EXERCISE REQUIREMENTS:
Will you output the lines between the ones holding "Emit a LaTeX" and "(stimtxt) at (168,65)", inclusive, exactly as they stand, and only those lines, with the pictures left out?
======== MATERIAL PROVIDED
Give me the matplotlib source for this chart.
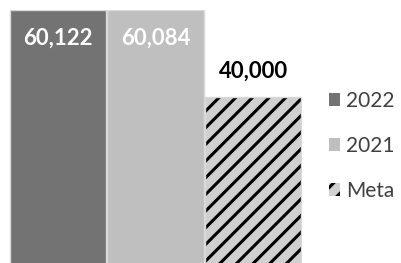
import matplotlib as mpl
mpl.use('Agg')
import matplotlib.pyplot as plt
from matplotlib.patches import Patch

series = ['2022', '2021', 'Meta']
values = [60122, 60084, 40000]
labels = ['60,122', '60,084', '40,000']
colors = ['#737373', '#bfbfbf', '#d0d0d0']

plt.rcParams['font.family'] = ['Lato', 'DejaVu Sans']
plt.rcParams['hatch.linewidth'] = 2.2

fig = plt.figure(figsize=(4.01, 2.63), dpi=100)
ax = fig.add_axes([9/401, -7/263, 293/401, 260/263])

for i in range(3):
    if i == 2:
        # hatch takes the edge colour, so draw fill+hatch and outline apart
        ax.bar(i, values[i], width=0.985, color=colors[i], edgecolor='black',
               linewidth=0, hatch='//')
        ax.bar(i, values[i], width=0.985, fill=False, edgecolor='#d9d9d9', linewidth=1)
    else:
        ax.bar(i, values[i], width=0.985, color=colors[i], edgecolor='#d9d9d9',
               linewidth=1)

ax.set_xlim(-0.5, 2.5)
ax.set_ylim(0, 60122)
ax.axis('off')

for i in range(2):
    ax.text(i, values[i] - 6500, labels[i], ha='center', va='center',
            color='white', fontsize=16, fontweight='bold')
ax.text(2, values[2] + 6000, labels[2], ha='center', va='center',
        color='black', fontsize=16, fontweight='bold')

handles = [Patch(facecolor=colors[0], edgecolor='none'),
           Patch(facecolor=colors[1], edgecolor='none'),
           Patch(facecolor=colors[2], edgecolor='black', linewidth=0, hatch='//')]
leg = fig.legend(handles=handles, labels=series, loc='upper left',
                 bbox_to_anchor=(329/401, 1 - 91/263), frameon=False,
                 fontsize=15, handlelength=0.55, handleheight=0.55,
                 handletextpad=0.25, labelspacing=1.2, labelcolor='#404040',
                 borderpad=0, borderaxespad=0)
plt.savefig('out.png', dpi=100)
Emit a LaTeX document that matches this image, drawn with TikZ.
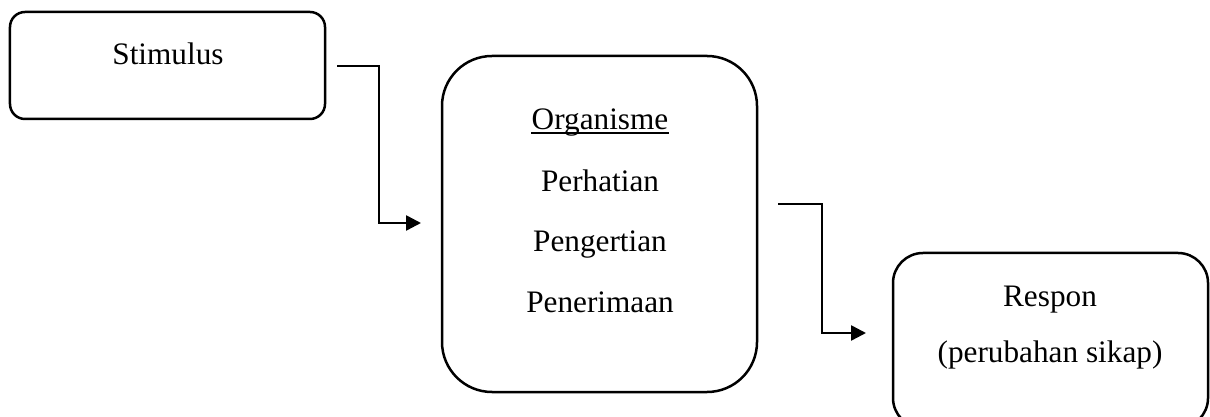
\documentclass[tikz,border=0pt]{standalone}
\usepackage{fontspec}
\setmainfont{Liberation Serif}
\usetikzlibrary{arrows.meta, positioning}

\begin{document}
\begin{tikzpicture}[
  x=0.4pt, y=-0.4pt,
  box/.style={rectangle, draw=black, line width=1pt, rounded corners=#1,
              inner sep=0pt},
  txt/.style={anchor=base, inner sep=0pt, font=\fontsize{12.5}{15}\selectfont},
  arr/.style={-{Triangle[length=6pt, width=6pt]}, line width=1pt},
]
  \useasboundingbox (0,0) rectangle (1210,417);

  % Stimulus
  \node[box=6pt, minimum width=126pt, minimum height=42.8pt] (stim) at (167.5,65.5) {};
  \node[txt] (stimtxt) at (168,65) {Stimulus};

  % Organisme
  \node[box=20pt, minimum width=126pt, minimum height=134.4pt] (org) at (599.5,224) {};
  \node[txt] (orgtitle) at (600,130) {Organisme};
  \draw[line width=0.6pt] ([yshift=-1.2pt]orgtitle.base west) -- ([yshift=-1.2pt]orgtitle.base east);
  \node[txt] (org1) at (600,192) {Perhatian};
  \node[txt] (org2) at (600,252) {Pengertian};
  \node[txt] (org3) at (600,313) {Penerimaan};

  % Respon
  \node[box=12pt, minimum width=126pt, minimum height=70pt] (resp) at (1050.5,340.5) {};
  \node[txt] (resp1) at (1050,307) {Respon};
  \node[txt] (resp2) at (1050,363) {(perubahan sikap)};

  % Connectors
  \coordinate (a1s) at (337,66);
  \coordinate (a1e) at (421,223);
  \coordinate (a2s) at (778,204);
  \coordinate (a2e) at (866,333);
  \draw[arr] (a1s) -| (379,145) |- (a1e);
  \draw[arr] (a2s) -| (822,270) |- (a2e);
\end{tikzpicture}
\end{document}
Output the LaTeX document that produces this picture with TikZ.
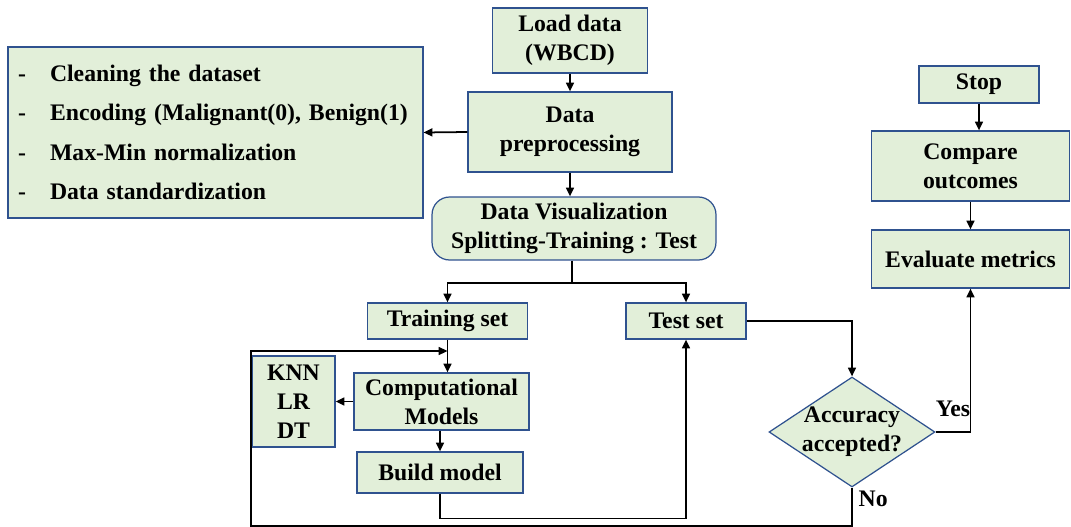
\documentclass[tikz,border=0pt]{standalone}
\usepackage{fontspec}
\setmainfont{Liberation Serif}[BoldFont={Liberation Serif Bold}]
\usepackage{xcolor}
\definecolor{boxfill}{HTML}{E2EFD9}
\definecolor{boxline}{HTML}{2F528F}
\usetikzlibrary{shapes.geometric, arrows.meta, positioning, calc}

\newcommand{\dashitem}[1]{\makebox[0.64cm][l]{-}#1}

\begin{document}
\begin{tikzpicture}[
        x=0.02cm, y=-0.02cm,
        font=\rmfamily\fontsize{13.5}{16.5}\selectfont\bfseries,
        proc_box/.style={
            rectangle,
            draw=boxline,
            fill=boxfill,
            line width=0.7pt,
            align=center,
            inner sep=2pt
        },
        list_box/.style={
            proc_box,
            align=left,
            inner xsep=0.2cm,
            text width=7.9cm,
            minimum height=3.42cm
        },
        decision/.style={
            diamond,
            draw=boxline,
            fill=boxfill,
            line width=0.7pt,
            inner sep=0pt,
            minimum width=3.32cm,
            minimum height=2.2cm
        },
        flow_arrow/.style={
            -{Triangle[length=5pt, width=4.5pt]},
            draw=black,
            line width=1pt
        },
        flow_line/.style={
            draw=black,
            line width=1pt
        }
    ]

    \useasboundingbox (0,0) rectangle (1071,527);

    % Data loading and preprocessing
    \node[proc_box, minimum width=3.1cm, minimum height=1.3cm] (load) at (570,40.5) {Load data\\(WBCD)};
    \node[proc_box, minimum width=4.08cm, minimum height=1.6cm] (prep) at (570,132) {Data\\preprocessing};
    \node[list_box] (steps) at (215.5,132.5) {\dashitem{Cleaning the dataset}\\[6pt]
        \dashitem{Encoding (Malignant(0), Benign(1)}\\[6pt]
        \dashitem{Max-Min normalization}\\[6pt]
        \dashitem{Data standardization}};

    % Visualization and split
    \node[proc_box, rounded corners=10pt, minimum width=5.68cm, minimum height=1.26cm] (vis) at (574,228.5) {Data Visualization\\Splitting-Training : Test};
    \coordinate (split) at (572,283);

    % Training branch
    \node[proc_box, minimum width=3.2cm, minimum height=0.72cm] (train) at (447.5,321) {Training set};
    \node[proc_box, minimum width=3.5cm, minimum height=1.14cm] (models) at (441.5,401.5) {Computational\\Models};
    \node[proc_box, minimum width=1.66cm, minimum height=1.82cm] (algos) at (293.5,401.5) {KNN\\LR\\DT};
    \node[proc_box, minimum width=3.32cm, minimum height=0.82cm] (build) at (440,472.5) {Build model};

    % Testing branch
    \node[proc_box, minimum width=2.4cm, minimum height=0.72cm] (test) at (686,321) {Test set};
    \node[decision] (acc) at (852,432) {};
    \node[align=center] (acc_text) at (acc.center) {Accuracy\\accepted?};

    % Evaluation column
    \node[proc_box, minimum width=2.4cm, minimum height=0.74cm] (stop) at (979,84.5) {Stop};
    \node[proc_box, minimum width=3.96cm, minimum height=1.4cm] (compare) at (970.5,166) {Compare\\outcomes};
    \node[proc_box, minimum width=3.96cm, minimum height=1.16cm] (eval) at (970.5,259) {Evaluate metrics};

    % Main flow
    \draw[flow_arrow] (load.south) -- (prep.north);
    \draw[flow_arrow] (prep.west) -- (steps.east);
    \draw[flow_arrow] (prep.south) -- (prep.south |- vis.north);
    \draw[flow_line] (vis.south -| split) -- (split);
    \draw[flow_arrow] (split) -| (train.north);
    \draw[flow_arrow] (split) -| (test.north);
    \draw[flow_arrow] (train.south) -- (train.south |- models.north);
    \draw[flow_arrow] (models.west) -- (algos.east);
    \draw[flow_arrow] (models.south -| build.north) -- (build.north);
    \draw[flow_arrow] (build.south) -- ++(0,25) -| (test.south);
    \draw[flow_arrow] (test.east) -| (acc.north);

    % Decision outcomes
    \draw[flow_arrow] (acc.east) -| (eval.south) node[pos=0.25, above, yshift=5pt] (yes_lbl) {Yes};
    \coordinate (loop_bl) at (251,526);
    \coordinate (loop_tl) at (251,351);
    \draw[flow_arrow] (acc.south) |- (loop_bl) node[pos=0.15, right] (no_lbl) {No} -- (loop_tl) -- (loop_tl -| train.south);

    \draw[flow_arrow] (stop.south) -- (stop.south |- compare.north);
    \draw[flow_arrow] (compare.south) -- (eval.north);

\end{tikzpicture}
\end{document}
================
COMPLETE ANSWER:
Emit a LaTeX document that matches this image, drawn with TikZ.
\documentclass[tikz,border=0pt]{standalone}
\usepackage{fontspec}
\setmainfont{Liberation Serif}
\usetikzlibrary{arrows.meta, positioning}

\begin{document}
\begin{tikzpicture}[
  x=0.4pt, y=-0.4pt,
  box/.style={rectangle, draw=black, line width=1pt, rounded corners=#1,
              inner sep=0pt},
  txt/.style={anchor=base, inner sep=0pt, font=\fontsize{12.5}{15}\selectfont},
  arr/.style={-{Triangle[length=6pt, width=6pt]}, line width=1pt},
]
  \useasboundingbox (0,0) rectangle (1210,417);

  % Stimulus
  \node[box=6pt, minimum width=126pt, minimum height=42.8pt] (stim) at (167.5,65.5) {};
  \node[txt] (stimtxt) at (168,65) {Stimulus};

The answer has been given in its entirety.